GPIFの取組における、この一年間の新たな取組のうち、主なものは以下の通りです。

  • グローバル・アセットオーナーフォーラムの開催
  • スチュワードシップ活動及びESG投資の効果測定
  • SNS~X(旧Twitter)及びYouTube~での情報発信

<GPIFの運用受託機関のスチュワードシップ活動の状況>

(1)国内株式運用受託機関による日本株のエンゲージメント状況

 2023年1月~12月の一年間で、国内株式運用受託機関は、2023年3月末時点で保有している国内企業数2,312社の40%にあたる924社と対話を行っています。時価総額ベースでは94%に相当します。また、対話件数は6,545件であり、その84%にあたる5,474件がパッシブ機関(*)による対話です。
 規模別では、TOPIX500構成企業では、93%にあたる466社の企業とエンゲージメントを行っていいます。テーマ別では、業種に拘わらず、全般的にガバナンスに関するテーマでの対話が多くなっており、ガバナンスには、政策保有、資本効率、財務戦略など幅広いテーマが含まれています。一方で、E(環境)やS(社会)のテーマについては業種によって対話のボリュームに違いもあり、各業種のマテリアリティをベースに対話のテーマが設定されていることが窺えます。医薬品の場合、他の業種に比べて、S(社会)の比率が高く、エネルギー資源、電力・ガスでは、E(環境)に関するテーマでの対話が多く設定されています。
(*)パッシブとアクティブ両方受託している場合はGPIFの委託の多いマンデートでカウント。


(2)エンゲージメント強化型パッシブ4社のエンゲージメント進捗状況

 GPIFの株式運用のうち約9割がパッシブ運用であり、上場企業に幅広く投資を行っていることから、市場全体の長期的な成長がリターン向上に欠かせません。パッシブ運用については投資先企業の長期的な企業価値の向上や特に市場全体の持続的成長を促すためのエンゲージメント活動に取り組むことが重要と考えています。GPIFでは、スチュワードシップ活動を通じた市場全体の持続的成長とスチュワードシップ活動のアプローチ方法の多様化・強化を目的として、スチュワードシップを重視したパッシブ運用である「エンゲージメント強化型パッシブ」ファンドとして、2018年にアセットマネジメントOne、フィデリティ投信の2社を採用し、2021年に、三井住友トラスト・アセットマネジメント及びりそなアセットマネジメントの2社を追加採用しました。
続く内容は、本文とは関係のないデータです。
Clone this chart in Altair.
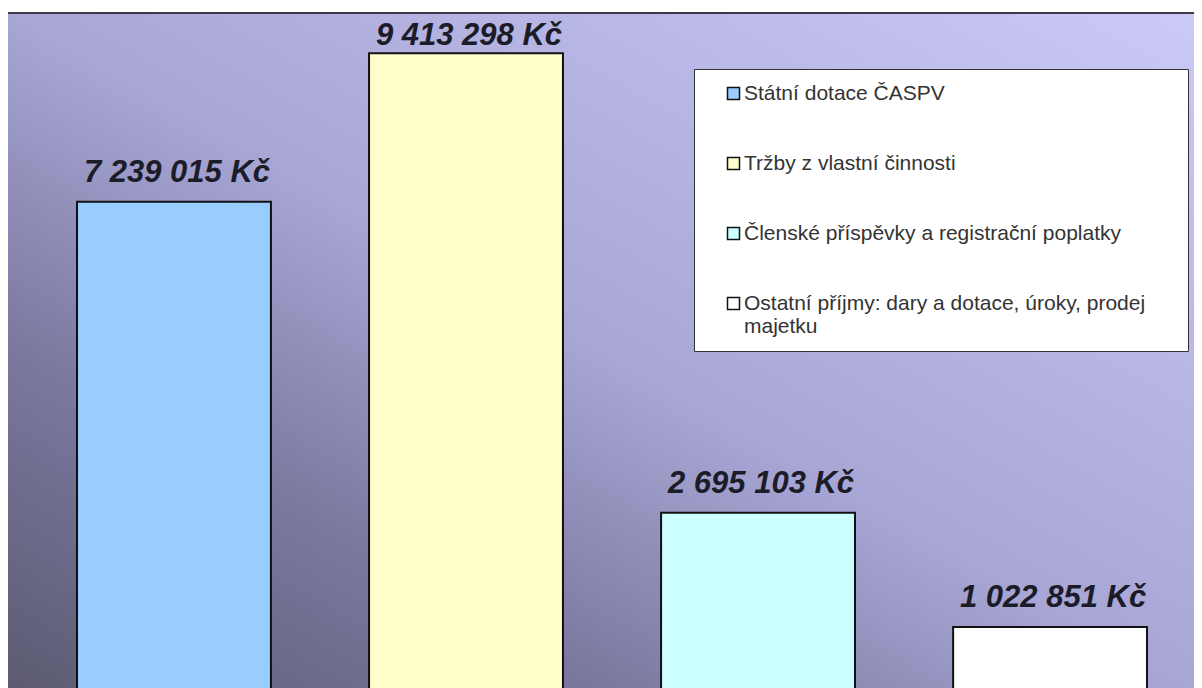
import altair as alt
import pandas as pd

categories = [
    "Státní dotace ČASPV",
    "Tržby z vlastní činnosti",
    "Členské příspěvky a registrační poplatky",
    "Ostatní příjmy: dary a dotace, úroky, prodej majetku",
]
values = [7239015, 9413298, 2695103, 1022851]
bar_colors = ["#99ccff", "#ffffcc", "#ccffff", "#ffffff"]
value_labels = ["7 239 015 Kč", "9 413 298 Kč", "2 695 103 Kč", "1 022 851 Kč"]

df = pd.DataFrame({"kategorie": categories, "hodnota": values, "popisek": value_labels})

W, H = 1186, 675
FONT = "Liberation Sans"

x_scale = alt.Scale(domain=categories, paddingInner=0.336, paddingOuter=0.1986, align=0.595)
y_scale = alt.Scale(domain=[131600, 10000000], nice=False, zero=False)

background = alt.Chart(df).mark_rect(
    fill=alt.Gradient(
        gradient="linear",
        x1=0, y1=1, x2=1, y2=0,
        stops=[
            alt.GradientStop(offset=0, color="#5c5b72"),
            alt.GradientStop(offset=0.25, color="#7a789e"),
            alt.GradientStop(offset=0.5, color="#a8a6d5"),
            alt.GradientStop(offset=1, color="#cac9f8"),
        ],
    )
).encode(x=alt.value(0), x2=alt.value(W), y=alt.value(0), y2=alt.value(H))

top_line = alt.Chart(df).mark_rule(color="#3a3a48", strokeWidth=1.5).encode(
    x=alt.value(0), x2=alt.value(W), y=alt.value(0)
)

label_expr = (
    "indexof(datum.label, ' prodej majetku') > 0 ? "
    "[replace(datum.label, ' majetku', ''), 'majetku'] : datum.label"
)

bars = alt.Chart(df).mark_bar(stroke="#111111", strokeWidth=2, clip=True).encode(
    x=alt.X("kategorie:N", scale=x_scale, sort=categories, axis=None),
    y=alt.Y("hodnota:Q", scale=y_scale, axis=None),
    y2=alt.datum(0),
    color=alt.Color(
        "kategorie:N",
        scale=alt.Scale(domain=categories, range=bar_colors),
        legend=alt.Legend(
            orient="none",
            legendX=686,
            legendY=56,
            title=".",
            titleColor="white",
            titleFontSize=2,
            titleOrient="right",
            titlePadding=28,
            fillColor="white",
            strokeColor="#333333",
            padding=14,
            symbolType="square",
            symbolSize=144,
            symbolStrokeColor="#111111",
            symbolStrokeWidth=1.5,
            symbolOffset=15,
            labelOffset=0,
            labelFont=FONT,
            labelFontSize=21,
            labelColor="#333333",
            labelLimit=700,
            rowPadding=48,
            labelExpr=label_expr,
        ),
    ),
)

texts = alt.Chart(df).transform_calculate(
    ypos="min(datum.hodnota + 292000, 9530000)"
).mark_text(
    font=FONT, fontSize=31, fontWeight="bold", fontStyle="italic",
    color="#1c1c28", baseline="alphabetic", align="center", dx=3,
).encode(
    x=alt.X("kategorie:N", scale=x_scale, sort=categories, axis=None),
    y=alt.Y("ypos:Q", scale=y_scale, axis=None),
    text="popisek:N",
)

chart = alt.layer(background, top_line, bars, texts).properties(
    width=W,
    height=H,
    padding={"left": 0, "top": 5, "right": 0, "bottom": 0},
    autosize=alt.AutoSizeParams(type="none"),
).configure_view(stroke=None)

chart.save("out.html", embed_options={"renderer": "svg", "actions": False})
4社とも、エンゲージメントは順調に進んでおり、そのステージも計画策定、施策実行や情報開示の改善など企業の具体的なアクションの段階に進んできています。


(3)重大なESG課題

 GPIFは、スチュワードシップ活動原則で、重大なESG課題について積極的なエンゲージメントを求めています。内外株式パッシブ運用機関においては、全運用受託機関が、「気候変動」、「ダイバーシティ」、「情報開示」を重大な課題として4年連続で挙げています。一方、アクティブ運用機関は、国内株式と外国株式で認識している重大なESG課題が分かれています。国内株式では、「気候変動」、「取締役会構成・評価」、「少数株主保護(政策保有等)」、「資本効率」、「情報開示」を全機関が2年連続で挙げています。

<運用受託機関への期待と課題>

 運用受託機関には引き続き、GPIFのスチュワードシップ活動原則、議決権行使原則を踏まえた対応及び従来から課題として挙げてきた事項に加え、以下3点への対応を特に期待しています。

  • 運用とスチュワードシップ・ESGの融合
  • 資本コストや株価を意識した経営の実現に向けたエンゲージメント
  • 投資先に対するメッセージと情報開示(投資先に対するメッセージと一致したスチュワードシップ活動)

<GPIFの今後の対応>

 GPIFは以下の取組を今後進めていきます。

  • 双方向のコミュニケーションを重視した運用受託機関や指数会社との「エンゲージメントの強化」
  • スチュワードシップを重視したパッシブ運用モデルの定着と深化
  • エンゲージメントの実態把握を目的とした発行体との対話
  • 外部機関と協働したESGを含むエンゲージメントの成果や効果測定

 スチュワードシップ活動・ESG投資の効果測定については、2023年度に開始した「エンゲージメントの効果検証」と「企業価値・投資収益向上に資するESG要素の研究」は分析終了後、結果を公表予定です。
 双方向のコミュニケーションを重視した運用受託機関や指数会社との「エンゲージメントの強化」では、特に、資本コストや株価を意識した経営の実現に向けたエンゲージメントの実施状況の確認をしていく予定です。2023年3月に東京証券取引所が「資本コストや株価を意識した経営の実現に向けた対応について」を公表し、企業に対して、経営層が主体となって、現状分析、改善に向けた計画策定、開示、取組の実行を要請しました。上記の重大なESG課題でも触れているように、資本効率は国内株式運用受託機関の考える重大なESG課題として毎年上位に挙がっており、以前からエンゲージメントにおける重要なテーマの一つでしたが、これまで以上に注目が高まっています。運用受託機関への期待と課題でも「資本コストや株価を意識した経営の実現に向けたエンゲージメント」を特に期待する事項として挙げています。
 また、スチュワードシップ活動の実質化や資産運用ならびに投資家全体の高度化が求められているなか、アセットオーナーも投資先企業の企業価値向上に向けて、より投資先企業に対する理解が必要になると考えています。そのため、制度上認められた範囲内で、エンゲージメントの実態把握を目的とした発行体との対話を実施していく予定です。